As you might have guessed from all my articles on Hearthstone, I really enjoy Collectible Card Games (CCGs). Military games are one of my passions, and it’s not a great leap to go from enjoying those games to enjoying CCGs since good CCGs are, after all, all about strategies and tactics. iOS developers apparently know, and cater, to my personal tastes in games because they’ve been adding CCG mechanics into all kinds of other genres (I’m looking at you, Tekken Card Tournament). If your game has CCG mechanics as an essential part of its design, I’ll probably be playing it, at least briefly. So, I was quite interested when I heard that Dropforge Games would be porting Card Hunter, Blue Manchu’s hit and winner of Most Original PC game of 2013, to the iPad under the name Loot & Legends. Card Hunter cleverly injected a deck-building component into an otherwise-traditional RPG game and provided players with the opportunity to create their own card-based hero parties that went on to play through many campaigns created by the novice gamemaster, Gary.
In order to understand Loot & Legends‘s design and gameplay, you first need to know a few things about its predecessor. In Card Hunter, the player leads a group of up to three heroes across many 2D dungeons to battle against numerous hordes and dragons. The game’s innovation is that each piece of equipment heroes carry into the dungeons adds 3 or more cards to that heroes’ deck. So, instead of choosing individual cards to construct a deck, like in most CCGs, in Card Hunter you construct your deck by choosing your equipment, a design choice that adds an interesting twist to the traditional CCG formula. The equipment system forces you to add cards to your decks that you wouldn’t have added otherwise, and that creates fun tactical problems that get you thinking in different ways than if you were playing a straight-up CCG.

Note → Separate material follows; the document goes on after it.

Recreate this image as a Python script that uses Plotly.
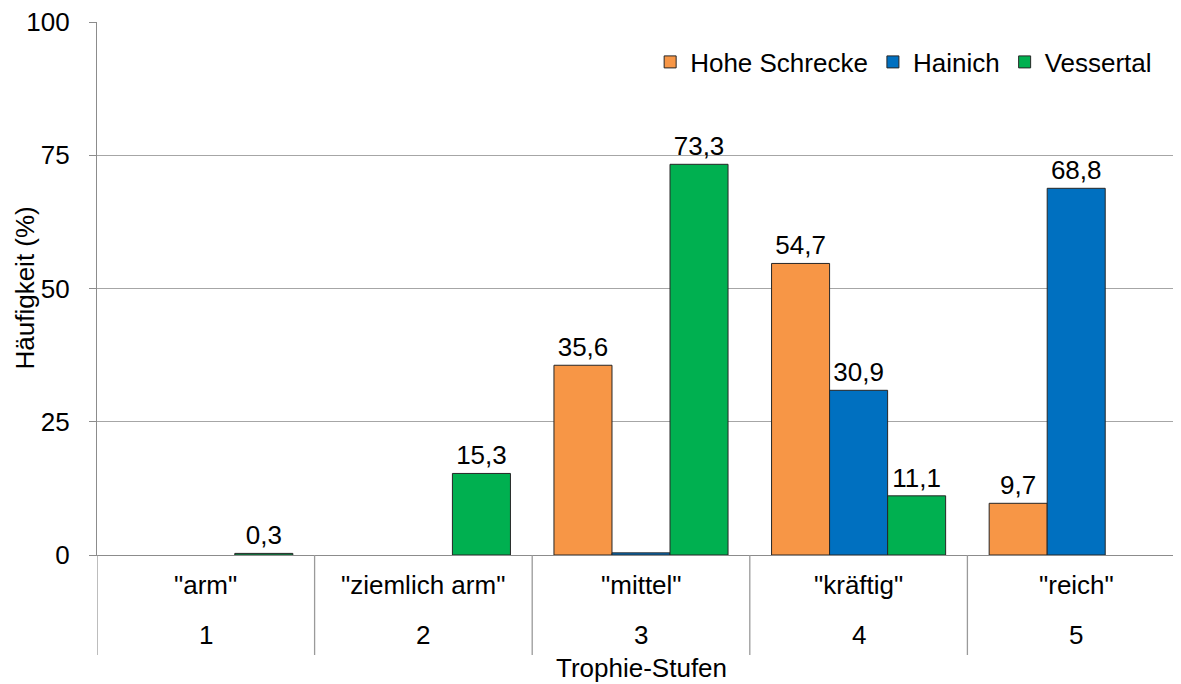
import plotly.graph_objects as go

categories = ['"arm"', '"ziemlich arm"', '"mittel"', '"kräftig"', '"reich"']
levels = ["1", "2", "3", "4", "5"]
series_names = ["Hohe Schrecke", "Hainich", "Vessertal"]
hohe_schrecke = [None, None, 35.6, 54.7, 9.7]
hainich = [None, None, 0.4, 30.9, 68.8]
vessertal = [0.3, 15.3, 73.3, 11.1, None]
hohe_labels = ["", "", "35,6", "54,7", "9,7"]
hainich_labels = ["", "", "", "30,9", "68,8"]
vessertal_labels = ["0,3", "15,3", "73,3", "11,1", ""]
colors = ["#F79646", "#0070C0", "#00B050"]
y_ticks = [0, 25, 50, 75, 100]

FONT = "Liberation Sans, Arial, sans-serif"
FS = 26

fig = go.Figure()
for name, vals, labs, col in zip(series_names, [hohe_schrecke, hainich, vessertal],
                                 [hohe_labels, hainich_labels, vessertal_labels], colors):
    fig.add_trace(go.Bar(
        x=categories, y=vals, name=name, text=labs, textposition="outside",
        textfont=dict(size=FS, color="#000000", family=FONT),
        marker=dict(color=col, line=dict(color="#262626", width=1)),
        cliponaxis=False,
    ))

# page has an 8px body margin; compensate
W, H = 1173, 676
L, T, B = 89, 14, 129
plot_w = W - L
cat_w = 217.6
xmax = -0.5 + plot_w / cat_w
plot_h = H - T - B

shapes = []
for i in range(len(categories)):
    shapes.append(dict(type="line", xref="x", yref="paper", x0=i - 0.5, x1=i - 0.5,
                       y0=0, y1=-100 / plot_h, line=dict(color="#9a9a9a", width=1.3)))

annotations = []
for c, lv in zip(categories, levels):
    annotations.append(dict(x=c, y=0, xref="x", yref="paper", text=c, showarrow=False,
                            yanchor="middle", yshift=-30, font=dict(size=FS, color="#000", family=FONT)))
    annotations.append(dict(x=c, y=0, xref="x", yref="paper", text=lv, showarrow=False,
                            yanchor="middle", yshift=-80, font=dict(size=FS, color="#000", family=FONT)))
annotations.append(dict(x=0, y=0, xref="x domain", yref="paper", text="Trophie-Stufen",
                        showarrow=False, xanchor="center", yanchor="middle",
                        xshift=(1185 - 97) / 2, yshift=-113,
                        font=dict(size=FS, color="#000", family=FONT)))
annotations.append(dict(x=0, y=0.5, xref="paper", yref="paper", text="Häufigkeit (%)",
                        showarrow=False, textangle=-90, xanchor="center", yanchor="middle",
                        xshift=-73, font=dict(size=FS, color="#000", family=FONT)))

fig.update_layout(
    width=W, height=H,
    margin=dict(l=L, r=0, t=T, b=B, autoexpand=False),
    paper_bgcolor="white", plot_bgcolor="white",
    barmode="group", bargap=0.2, bargroupgap=0,
    font=dict(family=FONT, size=FS, color="#000"),
    showlegend=True,
    legend=dict(orientation="h", x=0.978, xanchor="right", y=(555 - 62) / (555 - 22), yanchor="middle",
                font=dict(size=FS, family=FONT, color="#000"), itemwidth=30,
                bgcolor="rgba(0,0,0,0)", traceorder="normal"),
    shapes=shapes, annotations=annotations,
    xaxis=dict(type="category", range=[-0.5, xmax], showticklabels=False, ticks="",
               showline=True, linecolor="#8c8c8c", linewidth=1.3, showgrid=False, zeroline=False,
               fixedrange=True),
    yaxis=dict(range=[0, 100], tickvals=y_ticks, ticks="outside", ticklen=7, tickcolor="#8c8c8c",
               tickwidth=1.3, showline=True, linecolor="#8c8c8c", linewidth=1.3,
               showgrid=True, gridcolor="#a6a6a6", gridwidth=1.3, zeroline=False,
               tickfont=dict(size=FS, family=FONT, color="#000"), ticklabelstandoff=14,
               ticklabeloverflow="allow"),
)

fig.write_html("out.html")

Loot & Legends translates many of Card Hunter‘s mechanics and systems to the iPad. Most of the time you’ll be controlling a group of up to three heroes, a Dwarf Warrior, an Elf Wizard, and a Human Priest, and collecting an increasing number of loot (equipment) that offers your heroes different tactical possibilities. For example, by choosing certain pieces of equipment for your heroes, you can have a fire-casting or ice-casting Wizard, a polearm- or axe-wielding Warrior, and a holy or unholy Priest. Each archetype enables specific ways of playing, and each equipment decision you make defines what cards your heroes will carry to battle.
During my time with the game so far, Loot & Legends‘s equipment mechanics feel more coherent than those of its PC ancestor. According to the Dev Diaries of Jonathon Loucks, Loot & Legends’s lead designer, Dropforge Games has been rethinking the way equipment should work in the game, with Loot & Legends preferring a more equipment-based design (creating equipment first and its cards later) rather than the card-based design of Card Hunter (creating and balancing cards first and then building equipment with them). By the way, if you are even remotely interested in game design, you should definitely read these Dev Diaries as they give you a great insight into the way game designers think about game mechanics and how they solve various issues that pop up during game design.
I think I’m going to like Loot & Legends‘s equipment system better than Card Hunter‘s, and keep in mind that I really liked Card Hunter. The CCG elements of Loot & Legends‘s design seem to be more prevalent in the iPad iteration of the system. It is, of course, early to say whether the re-design will be successful because these kind of design choices reverberate throughout a game and, while they can work in the early stages, they might fall apart towards the end when players become more aware of the mechanics. Still, I think these design changes are the right way to go.
In addition to having an intriguing design, the game is also lovely to look at. As you can see from the images in this article, the game’s art is cleverly designed to make Loot & Legends resemble a board game consisting of 2D cardboard characters played on your friend’s kitchen table. Loot & Legends is once more building upon the foundations of Card Hunter, but the game’s art is not a direct translation of the PC game’s art onto the tablet; rather, it’s a subtle re-imagining, especially when it comes to the game’s map, which by the way is gorgeous in its “cardboardness." The humor that runs throughout the game’s story and characters is also present in the artwork, with enemies often consisting of a 2D character heavily taped onto a chess piece (as I’ve said, Gary the gamemaster is quite…inventive).
The beta I’ve been playing doesn’t include all of the planned features of the complete product, with the crafting system (which the developers haven’t unveiled yet), much of the equipment, and, most notably, the PVP parts of the game missing. The game will be F2P, just like Card Hunter, but I’ve never found Card Hunter‘s monetization system to be a hindrance, and I expect the same experience with Loot & Legends. The game is still in development, but I’m enjoying the direction its going and so do the members of our forums. And I still marvel at the fact that I can sit on a couch and play on my tablet a video game emulating a tabletop game. Marty McFly would’ve been dumbfounded.